En primer lugar nos encontramos con la trampa del derecho comunitario y la aplicación de lo que supuso el año 2005 como Año Europeo de la Educación para la Ciudadanía Activa. La administración nos recuerda que todos los países de nuestro entorno tienen este espacio de reflexión, pero no nos dice las competencias educativas que incluye, cómo se determinan y el papel activo que en algunos países desempeñan, por ejemplo, las comunidades religiosas. En EE.UU y Europa no hay un único modelo y, para sorpresa de muchos, en esa materia no sólo se enseñan valores sino virtudes tan importantes como la cohesión nacional, el patriotismo o el diálogo interreligioso. ¿Por qué no aparecen en los borradores? ¿Por qué no se busca un acuerdo sobre estas competencias?

Hay una segunda trampa que podríamos llamar la trampa de la modernidad. Quienes se oponen son personas o grupos que no confían en la autonomía de los poderes públicos y están tutelados por intereses poco claros, poco ilustrados y poco modernos. El talismán de la ciudadanía se ha convertido en el talismán de la modernidad, como si hubiera sólo una forma de entender la modernidad y como si las anteriores leyes educativas hubieran generado súbditos y no ciudadanos.

La tercera trampa es una derivación de la segunda y se nos presenta como la trampa del pluralismo. Por fin aparece una administración educativa defensora de la pluralidad, de la diversidad y de la heterogeneidad, por fin contamos con un poder administrativo con capacidad para que la verdad se revele a los alumnos sin que nadie la imponga. Basta leer los criterios de evaluación que aparecen en los borradores para comprobar que se sacrifican la sinceridad, la coherencia, la honestidad y la verdad para garantizar un civismo políticamente correcto (el llamado buenismo). Es curioso comprobar que todo el peso que pierden las materias de Ética y Filosofía en detrimento de la Ciudadanía y los Derechos humanos, lo pierde también el tema de la verdad, como si desde la segunda mitad del siglo XX toda pasión por la verdad no estuviera animada por los Derechos humanos.

También está la trampa de la ética pública, se nos hace creer que ante el fracaso de la transversalidad de la educación en valores que aparecía en la LOGSE, ahora contamos con una verdadera reflexión explícita sobre «los valores comunes que constituyen el sustrato de la ciudadanía democrática en el contexto global» (preámbulo LOE). Los padres libertarios o creyentes se presentan bajo la sombra de sus credos respectivos, como si desconocieran la luz del poder político que ha mediado benéfica y parlamentariamente para transformar los bienes públicos en derecho. Es la trampa del positivismo jurídico que confunde ética pública con ética constitucional y que descalifica dogmáticamente como ética privada toda tradición moral que se resiste a identificar lo público con lo político.

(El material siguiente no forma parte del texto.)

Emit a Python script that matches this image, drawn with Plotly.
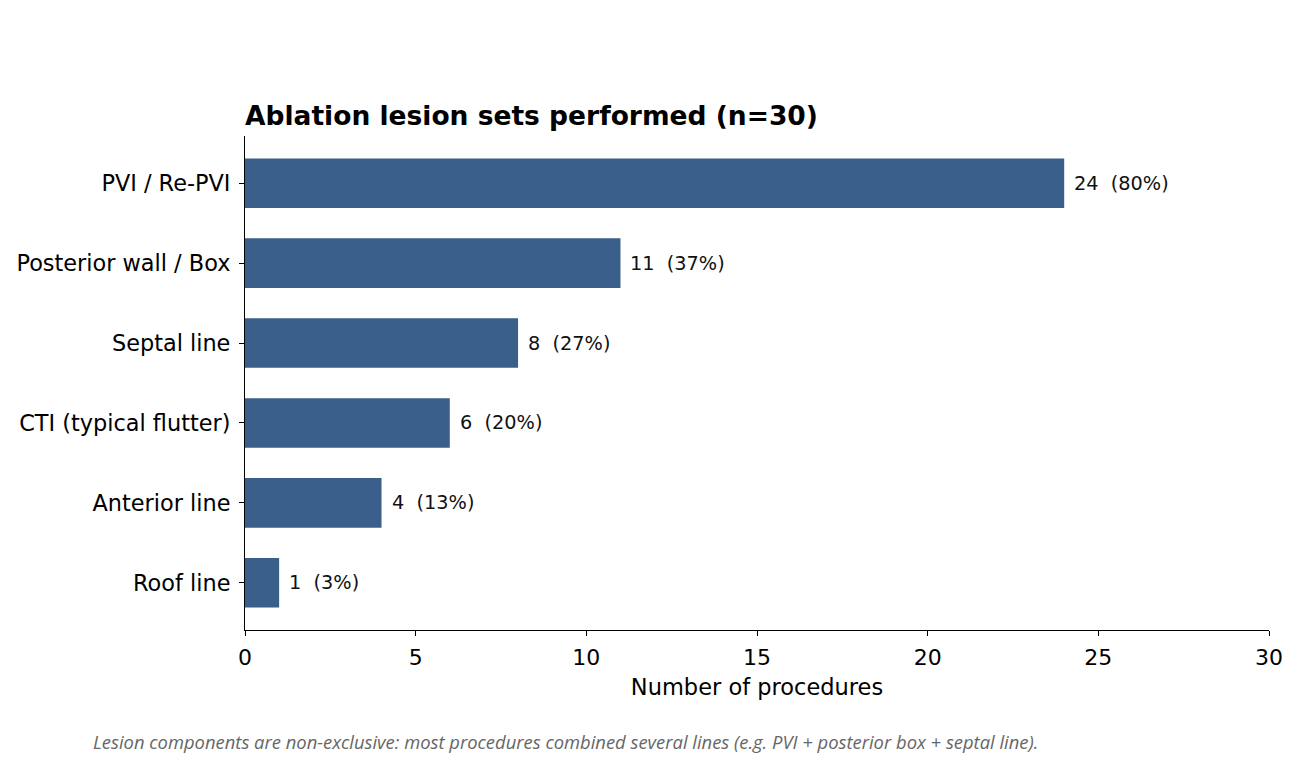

Más importante todavía es la trampa del racionalismo mecanicista, como si los padres que se oponen no quisieran que sus hijos ejercieran la razón pública y tuvieran capacidades cognitivas para controlar las emociones o los sentimientos. Quienes se oponen son presentados como ciudadanos sectarios, contrarios a las normas de convivencia y defensores de una educación elitista, aristocrática y antidemocrática. En la escuela, la gestión convivencial de los sentimientos no es un problema mecánico que se arregla con leyes, normas y pactos, como si el simple conocimiento de los derechos garantizase una convivencia armónica.

Aunque habría alguna más, valga la enumeración de estas cinco trampas para evitar la desmoralización de unos padres y profesores que, trabajando por una ciudadanía democrática, desconfían de este mal llamado espacio de reflexión. El debate está abierto y sólo habrá ciudadanía democrática cuando haya, de verdad, juego limpio.